WHAT YOU SHOULD DO:
All the data should be repeated exactly. Any image in it is left out.
— Start —
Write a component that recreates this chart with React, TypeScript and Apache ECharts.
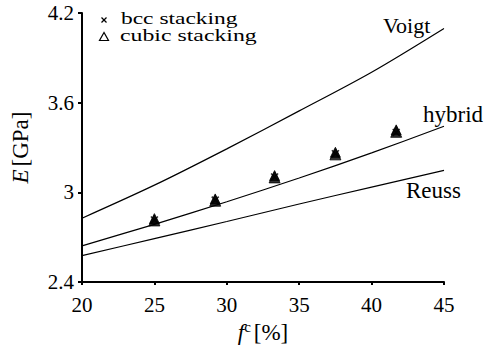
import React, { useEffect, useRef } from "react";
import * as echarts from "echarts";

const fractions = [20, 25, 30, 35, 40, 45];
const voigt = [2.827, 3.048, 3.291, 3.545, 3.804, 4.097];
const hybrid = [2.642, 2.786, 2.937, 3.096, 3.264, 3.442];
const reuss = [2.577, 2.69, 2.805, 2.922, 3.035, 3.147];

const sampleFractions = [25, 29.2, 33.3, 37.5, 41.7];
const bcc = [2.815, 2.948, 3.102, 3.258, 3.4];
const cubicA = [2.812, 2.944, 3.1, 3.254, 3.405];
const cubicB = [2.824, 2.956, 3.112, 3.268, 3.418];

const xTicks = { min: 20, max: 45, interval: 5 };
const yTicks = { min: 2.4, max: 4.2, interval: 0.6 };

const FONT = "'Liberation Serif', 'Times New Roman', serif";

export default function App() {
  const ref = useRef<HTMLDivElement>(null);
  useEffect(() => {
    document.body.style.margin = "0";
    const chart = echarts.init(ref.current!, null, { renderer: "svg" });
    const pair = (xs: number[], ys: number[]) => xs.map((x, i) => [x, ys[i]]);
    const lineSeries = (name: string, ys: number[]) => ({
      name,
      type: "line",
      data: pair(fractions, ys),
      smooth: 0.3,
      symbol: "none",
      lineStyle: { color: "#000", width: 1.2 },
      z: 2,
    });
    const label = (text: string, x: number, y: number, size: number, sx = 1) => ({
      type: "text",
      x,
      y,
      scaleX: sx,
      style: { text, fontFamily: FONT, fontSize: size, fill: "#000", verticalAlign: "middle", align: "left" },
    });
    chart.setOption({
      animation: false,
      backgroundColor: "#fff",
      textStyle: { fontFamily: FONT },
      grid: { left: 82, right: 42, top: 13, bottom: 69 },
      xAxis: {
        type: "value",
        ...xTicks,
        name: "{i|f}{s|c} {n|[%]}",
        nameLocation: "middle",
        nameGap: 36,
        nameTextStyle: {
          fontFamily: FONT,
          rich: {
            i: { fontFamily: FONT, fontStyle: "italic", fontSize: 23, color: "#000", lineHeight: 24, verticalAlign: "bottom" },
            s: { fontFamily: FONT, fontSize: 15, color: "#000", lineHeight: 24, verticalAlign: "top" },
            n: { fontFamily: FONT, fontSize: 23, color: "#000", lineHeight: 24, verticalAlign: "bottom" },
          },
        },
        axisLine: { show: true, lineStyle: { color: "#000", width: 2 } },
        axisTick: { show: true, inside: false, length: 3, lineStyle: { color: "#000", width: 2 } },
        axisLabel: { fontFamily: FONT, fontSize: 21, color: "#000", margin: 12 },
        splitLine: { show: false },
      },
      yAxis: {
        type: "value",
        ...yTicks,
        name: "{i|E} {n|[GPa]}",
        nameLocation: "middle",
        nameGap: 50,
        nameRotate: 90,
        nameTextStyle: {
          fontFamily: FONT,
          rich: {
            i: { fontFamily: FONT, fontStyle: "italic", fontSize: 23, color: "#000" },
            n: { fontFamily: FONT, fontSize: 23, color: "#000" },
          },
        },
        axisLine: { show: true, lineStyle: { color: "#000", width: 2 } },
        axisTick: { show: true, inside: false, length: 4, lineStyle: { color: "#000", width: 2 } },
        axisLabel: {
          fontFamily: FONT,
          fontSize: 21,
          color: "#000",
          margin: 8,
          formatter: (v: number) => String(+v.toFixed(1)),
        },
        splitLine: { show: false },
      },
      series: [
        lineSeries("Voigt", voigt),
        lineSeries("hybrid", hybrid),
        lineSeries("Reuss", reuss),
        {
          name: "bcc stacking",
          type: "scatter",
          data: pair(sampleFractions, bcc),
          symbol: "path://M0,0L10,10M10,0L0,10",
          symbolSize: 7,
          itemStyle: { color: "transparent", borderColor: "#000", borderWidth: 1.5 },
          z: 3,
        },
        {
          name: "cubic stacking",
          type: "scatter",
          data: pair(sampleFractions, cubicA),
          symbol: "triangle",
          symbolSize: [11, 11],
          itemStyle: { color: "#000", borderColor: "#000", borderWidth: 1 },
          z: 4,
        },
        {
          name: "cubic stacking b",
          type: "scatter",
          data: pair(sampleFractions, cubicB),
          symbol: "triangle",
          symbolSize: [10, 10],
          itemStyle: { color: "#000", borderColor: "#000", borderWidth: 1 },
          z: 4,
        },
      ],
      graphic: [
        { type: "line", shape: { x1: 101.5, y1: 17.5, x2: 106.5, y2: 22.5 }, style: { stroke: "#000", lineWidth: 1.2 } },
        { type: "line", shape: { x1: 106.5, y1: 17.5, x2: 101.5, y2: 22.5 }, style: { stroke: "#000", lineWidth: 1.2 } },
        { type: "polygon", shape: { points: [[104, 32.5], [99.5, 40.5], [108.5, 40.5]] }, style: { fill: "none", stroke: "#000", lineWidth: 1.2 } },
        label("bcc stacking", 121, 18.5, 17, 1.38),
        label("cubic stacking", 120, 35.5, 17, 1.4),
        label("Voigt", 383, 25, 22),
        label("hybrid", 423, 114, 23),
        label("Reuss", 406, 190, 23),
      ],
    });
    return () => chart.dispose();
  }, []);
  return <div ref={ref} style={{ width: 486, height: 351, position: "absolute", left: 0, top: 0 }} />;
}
— End —
EXERCISE ANSWER:
Write a component that recreates this chart with React, TypeScript and Apache ECharts.
import React, { useEffect, useRef } from "react";
import * as echarts from "echarts";

const fractions = [20, 25, 30, 35, 40, 45];
const voigt = [2.827, 3.048, 3.291, 3.545, 3.804, 4.097];
const hybrid = [2.642, 2.786, 2.937, 3.096, 3.264, 3.442];
const reuss = [2.577, 2.69, 2.805, 2.922, 3.035, 3.147];

const sampleFractions = [25, 29.2, 33.3, 37.5, 41.7];
const bcc = [2.815, 2.948, 3.102, 3.258, 3.4];
const cubicA = [2.812, 2.944, 3.1, 3.254, 3.405];
const cubicB = [2.824, 2.956, 3.112, 3.268, 3.418];

const xTicks = { min: 20, max: 45, interval: 5 };
const yTicks = { min: 2.4, max: 4.2, interval: 0.6 };

const FONT = "'Liberation Serif', 'Times New Roman', serif";

export default function App() {
  const ref = useRef<HTMLDivElement>(null);
  useEffect(() => {
    document.body.style.margin = "0";
    const chart = echarts.init(ref.current!, null, { renderer: "svg" });
    const pair = (xs: number[], ys: number[]) => xs.map((x, i) => [x, ys[i]]);
    const lineSeries = (name: string, ys: number[]) => ({
      name,
      type: "line",
      data: pair(fractions, ys),
      smooth: 0.3,
      symbol: "none",
      lineStyle: { color: "#000", width: 1.2 },
      z: 2,
    });
    const label = (text: string, x: number, y: number, size: number, sx = 1) => ({
      type: "text",
      x,
      y,
      scaleX: sx,
      style: { text, fontFamily: FONT, fontSize: size, fill: "#000", verticalAlign: "middle", align: "left" },
    });
    chart.setOption({
      animation: false,
      backgroundColor: "#fff",
      textStyle: { fontFamily: FONT },
      grid: { left: 82, right: 42, top: 13, bottom: 69 },
      xAxis: {
        type: "value",
        ...xTicks,
        name: "{i|f}{s|c} {n|[%]}",
        nameLocation: "middle",
        nameGap: 36,
        nameTextStyle: {
          fontFamily: FONT,
          rich: {
            i: { fontFamily: FONT, fontStyle: "italic", fontSize: 23, color: "#000", lineHeight: 24, verticalAlign: "bottom" },
            s: { fontFamily: FONT, fontSize: 15, color: "#000", lineHeight: 24, verticalAlign: "top" },
            n: { fontFamily: FONT, fontSize: 23, color: "#000", lineHeight: 24, verticalAlign: "bottom" },
          },
        },
        axisLine: { show: true, lineStyle: { color: "#000", width: 2 } },
        axisTick: { show: true, inside: false, length: 3, lineStyle: { color: "#000", width: 2 } },
        axisLabel: { fontFamily: FONT, fontSize: 21, color: "#000", margin: 12 },
        splitLine: { show: false },
      },
      yAxis: {
        type: "value",
        ...yTicks,
        name: "{i|E} {n|[GPa]}",
        nameLocation: "middle",
        nameGap: 50,
        nameRotate: 90,
        nameTextStyle: {
          fontFamily: FONT,
          rich: {
            i: { fontFamily: FONT, fontStyle: "italic", fontSize: 23, color: "#000" },
            n: { fontFamily: FONT, fontSize: 23, color: "#000" },
          },
        },
        axisLine: { show: true, lineStyle: { color: "#000", width: 2 } },
        axisTick: { show: true, inside: false, length: 4, lineStyle: { color: "#000", width: 2 } },
        axisLabel: {
          fontFamily: FONT,
          fontSize: 21,
          color: "#000",
          margin: 8,
          formatter: (v: number) => String(+v.toFixed(1)),
        },
        splitLine: { show: false },
      },
      series: [
        lineSeries("Voigt", voigt),
        lineSeries("hybrid", hybrid),
        lineSeries("Reuss", reuss),
        {
          name: "bcc stacking",
          type: "scatter",
          data: pair(sampleFractions, bcc),
          symbol: "path://M0,0L10,10M10,0L0,10",
          symbolSize: 7,
          itemStyle: { color: "transparent", borderColor: "#000", borderWidth: 1.5 },
          z: 3,
        },
        {
          name: "cubic stacking",
          type: "scatter",
          data: pair(sampleFractions, cubicA),
          symbol: "triangle",
          symbolSize: [11, 11],
          itemStyle: { color: "#000", borderColor: "#000", borderWidth: 1 },
          z: 4,
        },
        {
          name: "cubic stacking b",
          type: "scatter",
          data: pair(sampleFractions, cubicB),
          symbol: "triangle",
          symbolSize: [10, 10],
          itemStyle: { color: "#000", borderColor: "#000", borderWidth: 1 },
          z: 4,
        },
      ],
      graphic: [
        { type: "line", shape: { x1: 101.5, y1: 17.5, x2: 106.5, y2: 22.5 }, style: { stroke: "#000", lineWidth: 1.2 } },
        { type: "line", shape: { x1: 106.5, y1: 17.5, x2: 101.5, y2: 22.5 }, style: { stroke: "#000", lineWidth: 1.2 } },
        { type: "polygon", shape: { points: [[104, 32.5], [99.5, 40.5], [108.5, 40.5]] }, style: { fill: "none", stroke: "#000", lineWidth: 1.2 } },
        label("bcc stacking", 121, 18.5, 17, 1.38),
        label("cubic stacking", 120, 35.5, 17, 1.4),
        label("Voigt", 383, 25, 22),
        label("hybrid", 423, 114, 23),
        label("Reuss", 406, 190, 23),
      ],
    });
    return () => chart.dispose();
  }, []);
  return <div ref={ref} style={{ width: 486, height: 351, position: "absolute", left: 0, top: 0 }} />;
}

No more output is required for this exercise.